Владелец одного из самых ярких частных театров России «Коляда-театр», режиссер, актер и драматург Николай Коляда был приглашен в Екатеринбургский театр кукол, чтобы провести недюжинный эксперимент – соединить свои усилия, современную пьесу и кукольный театр. Со времен конфликтного ухода Николая Коляды из Свердловского театра драмы это первое появление опального художника на государственной сцене. И эксперимент удался.
Пьеса «Башмачкин» Олега Богаева – продолжение или сиквел гоголевской «Шинели». То, что случается после смерти Акакия Акакиевича. А именно: обретение бессмертной души Шинелью и любовные поиски союза вочеловеченной вещи и бессмертного человека. Шинель без Башмачкина – половинка андрогина. Богаев строит сюжет не линейно, а сценками, которые объединяются скитаниями Шинели в поисках хозяина. Но Шинель – не только ребенок, ищущий своего родителя, но и бич божий, карающий меч справедливости, убивающий всех тех, кто унизил Башмачкина. Вещь мстит партикулярному, холодному Петербургу за то, что здесь была унижена и измучена маленькая душа маленького человечка. Башмачкина в анабиозе играет Олег Ягодин в живом плане – спектакль начинается с соборования героя и его кончины и завершается тем же самым: вторичной смертью во вновь обретенной шинели, полное забвение. Башмачкин в анабиозе без шинели скитается по земле Петербурга как мертвая душа без погребения. Обретая шинель, Башмачкин обретает вечный покой.

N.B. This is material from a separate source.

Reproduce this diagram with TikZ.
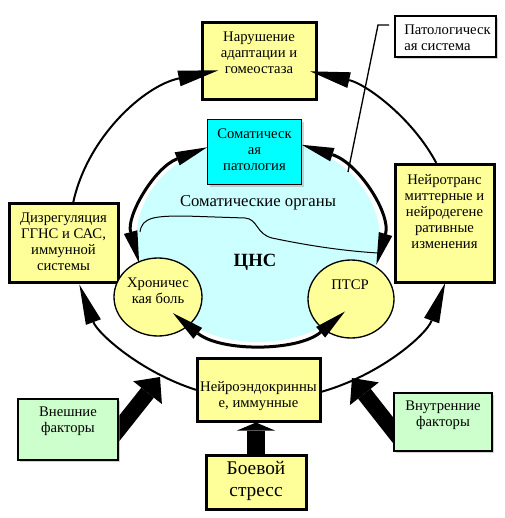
\documentclass[tikz,border=0pt]{standalone}
\usepackage{fontspec}
\setmainfont{Liberation Serif}
\usetikzlibrary{arrows.meta,shapes.geometric,shadows,backgrounds}

\definecolor{boxyellow}{RGB}{255,255,153}
\definecolor{boxgreen}{RGB}{204,255,204}
\definecolor{boxcyan}{RGB}{0,255,255}
\definecolor{cnsblue}{RGB}{204,255,255}

\tikzset{
  txt/.style={align=center, inner sep=0pt, font=\fontsize{11}{12}\selectfont},
  shade box/.style={drop shadow={shadow xshift=1.5pt, shadow yshift=-1.5pt, fill=black!35}},
  ybox/.style={draw, line width=2.25pt, fill=boxyellow, shade box},
  gbox/.style={draw, line width=1.8pt, fill=boxgreen, shade box},
  cbox/.style={draw, line width=0.75pt, fill=boxcyan, shade box},
  wbox/.style={draw, line width=1.5pt, fill=white, shade box},
  oval/.style={ellipse, draw, line width=1pt, fill=boxyellow},
  ringarrow/.style={line width=1.5pt, arrows={-Triangle[length=30pt, width=12pt, line width=0pt]}},
  cnsarrow/.style={line width=2.25pt, arrows={Triangle[length=24pt, width=10.5pt, line width=0pt]-Triangle[length=24pt, width=10.5pt, line width=0pt]}},
  fatarrow/.style={line width=12pt, arrows={-Triangle[length=15pt, width=27.5pt, line width=0pt]}},
  stressarrow/.style={line width=13.5pt, arrows={-Triangle[length=6pt, width=28.5pt, line width=0pt]}},
}

\begin{document}
\begin{tikzpicture}[x=0.75pt, y=-0.75pt]
  \useasboundingbox (0,0) rectangle (505,518);

  % centres of the outer ring and of the CNS oval
  \coordinate (ring) at (262,233);
  \coordinate (cns) at (258,240);
  \coordinate (bend) at (378,25);
  \coordinate (cnsedge) at (348,172);
  \coordinate (extip) at (160,377);
  \coordinate (intip) at (352,378);

  % CNS oval and the border of the organs
  \fill[cnsblue] (cns) ellipse [x radius=122, y radius=102];
  \draw[line width=0.75pt] (140,232) .. controls (142,217) and (155,216) .. (185,216)
    -- (245,218) .. controls (258,219) and (256,234) .. (272,238)
    .. controls (310,246) and (345,251) .. (378,253);

  % boxes
  \node[ybox, minimum width=85.5pt, minimum height=57.75pt] (adapt) at (259,60.5) {};
  \node[wbox, minimum width=75.75pt, minimum height=30.75pt] (patho) at (445.5,36.5) {};
  \node[cbox, minimum width=70.5pt, minimum height=48.75pt] (somat) at (254.5,152) {};
  \node[ybox, minimum width=74.25pt, minimum height=88.5pt] (neurot) at (444.5,223) {};
  \node[ybox, minimum width=81.75pt, minimum height=59.25pt] (dysreg) at (63.5,242.5) {};
  \node[ybox, minimum width=92.25pt, minimum height=47.25pt] (neuroend) at (258.5,389.5) {};
  \node[ybox, minimum width=75pt, minimum height=40.5pt] (stress) at (256,482) {};
  \node[gbox, minimum width=75pt, minimum height=45.75pt] (extern) at (68,429.5) {};
  \node[gbox, minimum width=73.5pt, minimum height=43.5pt] (intern) at (443,422) {};

  % ovals inside the CNS
  \node[oval, minimum width=66pt, minimum height=58.5pt] (chron) at (158,297) {};
  \node[oval, minimum width=64.5pt, minimum height=58.5pt] (ptsr) at (351,299) {};

  % pointer of the pathological system
  \draw[line width=1pt] (bend -| patho.west) ++(-5,0) -- (bend) -- (cnsedge);

  % factors
  \begin{scope}[on background layer]
    \draw[fatarrow] ([xshift=-7pt, yshift=-8pt]extern.east) -- (extip);
    \draw[fatarrow] ([xshift=7pt, yshift=-14.8pt]intern.west) -- (intip);
    \draw[stressarrow] (stress.north) -- (stress.north |- neuroend.south);
  \end{scope}

  % outer ring
  \draw[ringarrow] (ring) ++(190.7:192 and 167) arc[start angle=190.7, end angle=256.8, x radius=192, y radius=167];
  \draw[ringarrow] (ring) ++(335.2:192 and 167) arc[start angle=335.2, end angle=284.5, x radius=192, y radius=167];
  \draw[ringarrow] (ring) ++(110.1:192 and 167) arc[start angle=110.1, end angle=162, x radius=192, y radius=167];
  \draw[ringarrow] (ring) ++(72.1:192 and 167) arc[start angle=72.1, end angle=17.4, x radius=192, y radius=167];

  % arcs of the CNS oval
  \draw[cnsarrow] (cns) ++(245.3:122 and 102) arc[start angle=245.3, end angle=167, x radius=122, y radius=102];
  \draw[cnsarrow] (cns) ++(291.1:122 and 102) arc[start angle=291.1, end angle=374, x radius=122, y radius=102];
  \draw[cnsarrow] (cns) ++(134.2:122 and 102) arc[start angle=134.2, end angle=44.5, x radius=122, y radius=102];

  % texts
  \node[txt] (adapt-t) at (259,53) {Нарушение\\адаптации и\\гомеостаза};
  \node[txt, align=left, anchor=west] (patho-t) at (404,37.5) {Патологическ\\ая система};
  \node[txt] (somat-t) at (254.5,150) {Соматическ\\ая\\патология};
  \node[txt] (neurot-t) at (444.5,211.5) {Нейротранс\\миттерные и\\нейродегене\\ративные\\изменения};
  \node[txt] (dysreg-t) at (63.5,242) {Дизрегуляция\\ГГНС и САС,\\иммунной\\системы};
  \node[txt] (chron-t) at (158,290.5) {Хроничес\\кая боль};
  \node[txt] (ptsr-t) at (350,285) {ПТСР};
  \node[txt] (neuroend-t) at (258.5,396) {Нейроэндокринны\\е, иммунные};
  \node[txt, font=\fontsize{14.5}{16.5}\selectfont] (stress-t) at (256,481) {Боевой\\стресс};
  \node[txt] (extern-t) at (68,421.5) {Внешние\\факторы};
  \node[txt] (intern-t) at (443,415) {Внутренние\\факторы};
  \node[txt, font=\fontsize{12.5}{14}\selectfont] (organs) at (258,203) {Соматические органы};
  \node[txt, font=\bfseries\fontsize{14}{16}\selectfont] (cns-t) at (255,262) {ЦНС};
\end{tikzpicture}
\end{document}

Шинель (а также всех других персонажей) играет кукла. Шинели в спектакле разные – и мегалитические, и соизмеримые с человеком, и крохотулечки. Но Шинель всегда говорит голосом Натальи Гараниной. И этот голос в одной ее фразе – прекрасен. Это упорный и беспомощный голос ребенка, потерявшего мать: «Башмачкин...» И в одной этой фразе и единственно верной интонации точно найдена суть роли. Другое дело, что Николай Коляда мягчеет, сентиментальничает, и из его спектакля совершенно выпадает очень важная для Олега Богаева тема – тема о Шинели-убийце. Шинель, мстящая городу за Башмачкина. Шинель, ставшая ангелом-истребителем на неуютной земле.

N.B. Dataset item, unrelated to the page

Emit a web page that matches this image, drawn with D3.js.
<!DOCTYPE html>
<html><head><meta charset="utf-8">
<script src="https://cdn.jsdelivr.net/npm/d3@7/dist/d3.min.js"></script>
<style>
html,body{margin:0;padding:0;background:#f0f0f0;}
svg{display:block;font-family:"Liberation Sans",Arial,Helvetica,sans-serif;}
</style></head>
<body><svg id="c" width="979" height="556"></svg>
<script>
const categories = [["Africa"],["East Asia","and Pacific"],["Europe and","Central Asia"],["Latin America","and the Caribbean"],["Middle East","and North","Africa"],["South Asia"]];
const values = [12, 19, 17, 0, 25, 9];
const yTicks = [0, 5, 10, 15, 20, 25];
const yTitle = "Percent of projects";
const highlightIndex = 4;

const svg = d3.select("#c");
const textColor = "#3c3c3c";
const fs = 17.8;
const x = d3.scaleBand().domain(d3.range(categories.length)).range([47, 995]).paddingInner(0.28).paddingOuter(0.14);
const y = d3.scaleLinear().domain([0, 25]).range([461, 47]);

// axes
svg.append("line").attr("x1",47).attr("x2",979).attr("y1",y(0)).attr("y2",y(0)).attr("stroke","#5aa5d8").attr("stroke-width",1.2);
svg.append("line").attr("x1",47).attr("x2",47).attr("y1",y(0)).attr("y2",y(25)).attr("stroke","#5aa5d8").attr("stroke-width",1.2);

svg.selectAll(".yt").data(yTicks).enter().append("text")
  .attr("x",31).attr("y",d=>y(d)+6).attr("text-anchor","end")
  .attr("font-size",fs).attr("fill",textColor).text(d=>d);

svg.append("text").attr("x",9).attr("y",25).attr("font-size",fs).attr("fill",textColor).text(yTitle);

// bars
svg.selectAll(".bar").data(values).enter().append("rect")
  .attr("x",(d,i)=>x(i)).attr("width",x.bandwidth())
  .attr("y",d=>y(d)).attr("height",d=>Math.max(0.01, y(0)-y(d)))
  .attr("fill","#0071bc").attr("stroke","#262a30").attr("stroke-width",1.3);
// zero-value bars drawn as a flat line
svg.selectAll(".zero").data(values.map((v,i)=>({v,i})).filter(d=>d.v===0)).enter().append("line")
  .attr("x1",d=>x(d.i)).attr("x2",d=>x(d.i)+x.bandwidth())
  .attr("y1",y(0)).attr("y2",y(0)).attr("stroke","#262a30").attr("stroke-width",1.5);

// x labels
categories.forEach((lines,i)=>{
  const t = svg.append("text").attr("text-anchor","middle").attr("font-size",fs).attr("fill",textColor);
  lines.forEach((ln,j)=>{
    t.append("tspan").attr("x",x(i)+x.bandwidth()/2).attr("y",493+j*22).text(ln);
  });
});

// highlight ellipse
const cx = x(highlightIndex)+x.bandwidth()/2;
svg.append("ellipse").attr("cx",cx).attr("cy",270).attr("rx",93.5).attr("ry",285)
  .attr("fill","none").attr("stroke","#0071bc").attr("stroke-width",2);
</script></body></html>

Коляда, вступивший на территорию чужого жанра, не просто автоматически соединил себя, новую драму и кукольный жанр. Недостатки спектакля лично для меня сглаживаются тем, что Николай Коляда выступает на территории глубинной философии театра кукол, начинает сущностный, парадигмический разговор о духовных основах этого вида искусства. Что я имею в виду? Соединяя живой план и кукольный мир, Николай Коляда ставит спектакль о существующей духовной связи между человеком и миром вещей, которые тот приручил. Человек и одухотворенная материя. Вещи и люди начинают любить и тянуться друг к другу. Человек необычайным, свойственным только ему духовным усилием вочеловечивает материю, вочеловечивает вещь, делает пластилиновый, гуммозный, тряпичный мир антропоцентричным, гуманитарным. В Шинели зарождаются душа и воля.
У литературоведа Топорова есть чудное (но и несколько завиральное) эссе, где он говорит о том, что Плюшкин – самый гуманный герой у Гоголя. В его патологической страсти к накопительству содержится жалость к материальному миру, сострадание к вещи. Любовь к людям заменилась у Плюшкина любовью и жалостью к миру одиноких, умирающих вещей. Это идеи, близкие к концепции Коляды–Богаева, но даже не в этом их прелесть, а прелесть в сближении подобной философии с глубинной философией театра кукол, театра, где материальная среда обретает бессмертную душу, где куколка становится героем, вочеловечивается. И в этом смысле к таинству театра кукол на фестивале «Петрушка великий» (премьера состоялась в рамках фестиваля) наиболее приблизился (возможно, единственный) именно Коляда – принципиально не кукольник.
И в этом отношении удивительны куколки художника Андрея Мелентьева. Они сделаны из кусков материи, дико скроенных, разномастных, словно бы взлохмаченных, измятых, жеваных. Они оставляют ощущение «взрыва материи», «восстания материального мира». Они, словно герои фильмов ужасов, как бы самоорганизуются, самособираются из разнообразных тряпочных деталек. Это абсолютное ощущение из детства, когда в сумерках нам казалось, что из сочетания скомканного одеяла и небрежно брошенных штанишек является рожа какого-нибудь хтонического существа. Вещи, объединяясь невидимыми «молекулами», склеиваясь в самых дичайших пропорциях, из мертвой материи превращаются в живые и страшные существа.